1番で描かれていた通り、周囲の人間には容易にできることでも「ぼく」にはできません。

これは社会の枠組みにうまく入れないことを表しています。

他者との間にを感じ、どこにも居場所なんてないという思いを抱えてたようです。

そして、この「ちね」という単語は「死ね」という意味で使われています。

これは「ぜんぶ君のせいだ。」でしばしば使われる表現で、可愛らしくも毒づいているのが見て取れました。

そして2行目の前半の歌詞は、社会で一般的にされているアドバイスを表しています。

社会の枠組みに入るにはこうすればいいんだよという一般的な忠告です。

ですがよく聞くアドバイスも、自分には当てはまらず役に立ちませんでした。

「忠告なんて役に立たない、干渉しないで」と他者を拒んでも、本当は孤立することに寂しさを感じています。

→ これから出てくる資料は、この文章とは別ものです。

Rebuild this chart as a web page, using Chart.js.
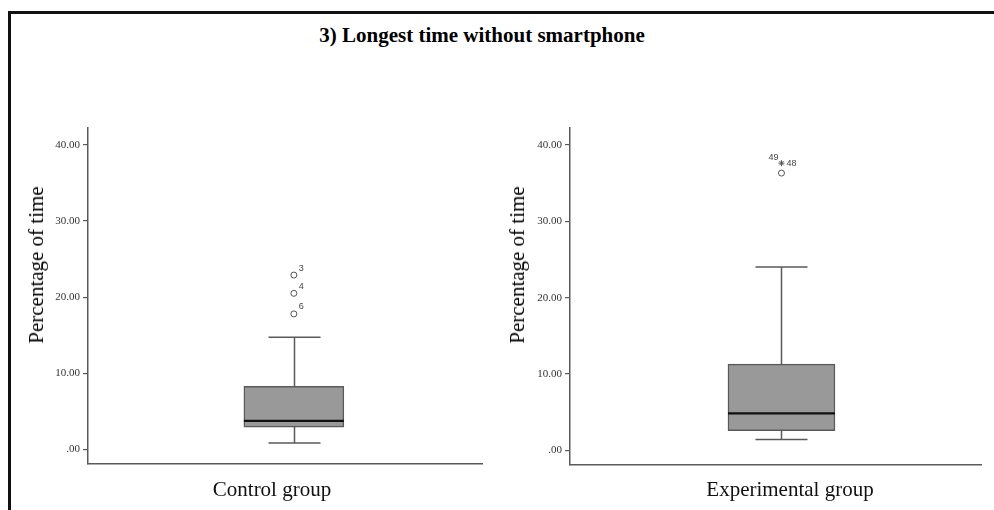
<!DOCTYPE html>
<html>
<head>
<meta charset="utf-8">
<script src="https://cdn.jsdelivr.net/npm/chart.js@4.4.1/dist/chart.umd.min.js"></script>
<style>
  body { margin: 0; width: 994px; height: 510px; background: #fff; position: relative; overflow: hidden; font-family: "Liberation Serif", "Times New Roman", serif; }
  #frame { position: absolute; left: 8px; top: 11px; width: 1000px; height: 520px; border-top: 3px solid #111; border-left: 3px solid #111; }
  #title { position: absolute; top: 23px; left: 0; width: 964px; text-align: center; font-weight: bold; font-size: 21px; color: #000; }
  .group { position: absolute; top: 477px; font-size: 21px; color: #111; transform: translateX(-50%); white-space: nowrap; }
  .ytitle { position: absolute; top: 265px; font-size: 21px; color: #000; white-space: nowrap; line-height: 24px; transform: translate(-50%, -50%) rotate(-90deg); }
  canvas { position: absolute; top: 100px; }
</style>
</head>
<body>
<div id="frame"></div>
<div id="title">3) Longest time without smartphone</div>
<canvas id="controlChart" width="495" height="380" style="left:0px"></canvas>
<canvas id="expChart" width="497" height="380" style="left:497px"></canvas>
<div class="ytitle" style="left:36px">Percentage of time</div>
<div class="ytitle" style="left:517px">Percentage of time</div>
<div class="group" style="left:272px">Control group</div>
<div class="group" style="left:790px">Experimental group</div>

<script>
// data
const groups = ["Control group", "Experimental group"];
const whiskerLow = [0.85, 1.45];
const q1 = [2.95, 2.6];
const median = [3.75, 4.85];
const q3 = [8.3, 11.3];
const whiskerHigh = [14.75, 24.0];
const outlierValues = [[22.9, 20.5, 17.8], [36.3, 37.6]];
const outlierLabels = [["3", "4", "6"], ["49", "48"]];
const outlierKinds = [["circle", "circle", "circle"], ["circle", "star"]];
const tickValues = [0, 10, 20, 30, 40];

// layout / style
const boxPos = [0.527, 0.516];
const boxWidth = [100, 107];
const capWidth = 52;
const labelOffsets = [[[5, -7], [5, -7], [5, -7]], [[-13, -16], [5, 0]]];
const lineColor = "#5a5a5a";

const boxParts = {
  id: "boxParts",
  beforeDatasetsDraw(chart) {
    const g = chart.options.plugins.boxParts.group;
    const ctx = chart.ctx;
    const xs = chart.scales.x, ys = chart.scales.y;
    const cx = Math.round(xs.getPixelForValue(boxPos[g])) + 0.5;
    const lo = ys.getPixelForValue(whiskerLow[g]);
    const hi = ys.getPixelForValue(whiskerHigh[g]);
    ctx.save();
    ctx.strokeStyle = lineColor;
    ctx.lineWidth = 1.5;
    ctx.beginPath();
    ctx.moveTo(cx, lo); ctx.lineTo(cx, hi);
    ctx.moveTo(cx - capWidth / 2, lo); ctx.lineTo(cx + capWidth / 2, lo);
    ctx.moveTo(cx - capWidth / 2, hi); ctx.lineTo(cx + capWidth / 2, hi);
    ctx.stroke();
    ctx.restore();
  },
  afterDatasetsDraw(chart) {
    const g = chart.options.plugins.boxParts.group;
    const ctx = chart.ctx;
    const xs = chart.scales.x, ys = chart.scales.y;
    const bar = chart.getDatasetMeta(0).data[0];
    const my = ys.getPixelForValue(median[g]);
    ctx.save();
    ctx.strokeStyle = "#111";
    ctx.lineWidth = 2.2;
    ctx.beginPath();
    ctx.moveTo(bar.x - bar.width / 2, my);
    ctx.lineTo(bar.x + bar.width / 2, my);
    ctx.stroke();

    ctx.fillStyle = "#444";
    ctx.font = "9px 'Liberation Sans', Arial, sans-serif";
    ctx.textAlign = "left";
    ctx.textBaseline = "middle";
    const cx = xs.getPixelForValue(boxPos[g]);
    outlierValues[g].forEach((v, i) => {
      const py = ys.getPixelForValue(v);
      const off = labelOffsets[g][i];
      ctx.fillText(outlierLabels[g][i], cx + off[0], py + off[1]);
    });
    ctx.restore();
  }
};

function makeChart(canvasId, g, padLeft, yWidth, padBottom) {
  return new Chart(document.getElementById(canvasId), {
    type: "bar",
    data: {
      datasets: [
        {
          label: groups[g],
          data: [{ x: boxPos[g], y: [q1[g], q3[g]] }],
          backgroundColor: "#999999",
          borderColor: lineColor,
          borderWidth: 1.5,
          borderSkipped: false,
          barThickness: boxWidth[g]
        },
        {
          type: "scatter",
          data: outlierValues[g].map(v => ({ x: boxPos[g], y: v })),
          pointStyle: outlierKinds[g],
          pointRadius: 3,
          backgroundColor: "#fff",
          borderColor: "#555",
          borderWidth: 1
        }
      ]
    },
    options: {
      responsive: false,
      animation: false,
      devicePixelRatio: 1,
      events: [],
      layout: { padding: { top: 28, bottom: padBottom, left: padLeft, right: 13 } },
      plugins: {
        legend: { display: false },
        tooltip: { enabled: false },
        boxParts: { group: g }
      },
      scales: {
        x: {
          type: "linear",
          min: 0,
          max: 1,
          ticks: { display: false },
          grid: { display: true, drawOnChartArea: false, drawTicks: false },
          border: { color: lineColor, width: 1.5 },
          afterFit: s => { s.height = 0; }
        },
        y: {
          min: -1.9,
          max: 42.2,
          afterBuildTicks: s => { s.ticks = tickValues.map(v => ({ value: v })); },
          ticks: {
            color: "#333",
            font: { family: "'Liberation Serif', serif", size: 11 },
            padding: 3,
            callback: v => v === 0 ? ".00" : v.toFixed(2)
          },
          grid: { drawOnChartArea: false, tickLength: 5, color: lineColor, lineWidth: 1.2 },
          border: { color: lineColor, width: 1.5 },
          afterFit: s => { s.width = yWidth; }
        }
      }
    },
    plugins: [boxParts]
  });
}

makeChart("controlChart", 0, 20, 68, 16);
makeChart("expChart", 1, 4, 69, 15);
</script>
</body>
</html>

そのように他者を拒絶しつつ寂しがるだけでは何も変わらないということを、「ぼく」も理解していました。

このままでは駄目だと心の声が聞こえますが、それすら無視してしまいます。

そうして無視してしまう自分に、さらに自己嫌悪は増すばかりでした。

どうして誰かに相談することもできないのだろう…と、自分に対して不甲斐なさを感じています。

このように「ぼく」は周囲の人間を拒絶し、頼ることもできません。

周囲に敵しかいないことを自分のせいだと考えているのは、このためでしょう。

自分の痛みは自分だけのもの

「いや、逃げ出すには 早すぎる」と。知らない言葉が耳に
届く度に震えるけど ぼくはぼくで在って君じゃないでしょう
呪文のよう。明ける空見上げるんだ…君もかい?
「ゆっくりでいい」

出典: 革鳴前夜/作詞:GESSHI類 作曲:水谷和樹

このように「ぼく」は社会にうまく馴染むことができません。

そういう「ぼく」の姿を見て、無責任な他人は平気で「もっと頑張りなよ」と助言してきます。

ですが、そもそもどこまでか許容範囲かは人によって異なるものです。

ある人にとってはなんでもないことも、他の人にとっては耐え難いほどの苦痛かもしれません。

ですから無責任な他人が言う「もっと頑張りなよ」という言葉なんて、無視していいのです。

痛みとは、それを感じている当事者にしかわかりません。

最後の行は「自分のペースで良いんだよ」と、「ぼく」が「君」を力づけているさまを表していました。

握った手に込めた決意

「君」がいれば何も怖くない

例え話じゃない現実は此処に 目の前だよ
居るんだ 君もぼくも 

出典: 革鳴前夜/作詞:GESSHI類 作曲:水谷和樹

この歌詞は「ぼく」や「君」の痛み喜びも、どうしようもないほど現実だということを表しています。

確かに、現実では苦しいことも多いでしょう。

ですが「ぼく」と「君」は苦しみを抱えていたからこそ、お互いに出会うことができました。

そうして、お互いの存在は相手にとっての救いとなっています。

現実に多くの苦しみがあったとしても、その苦しみを救う存在もまた現実の中にいるのです。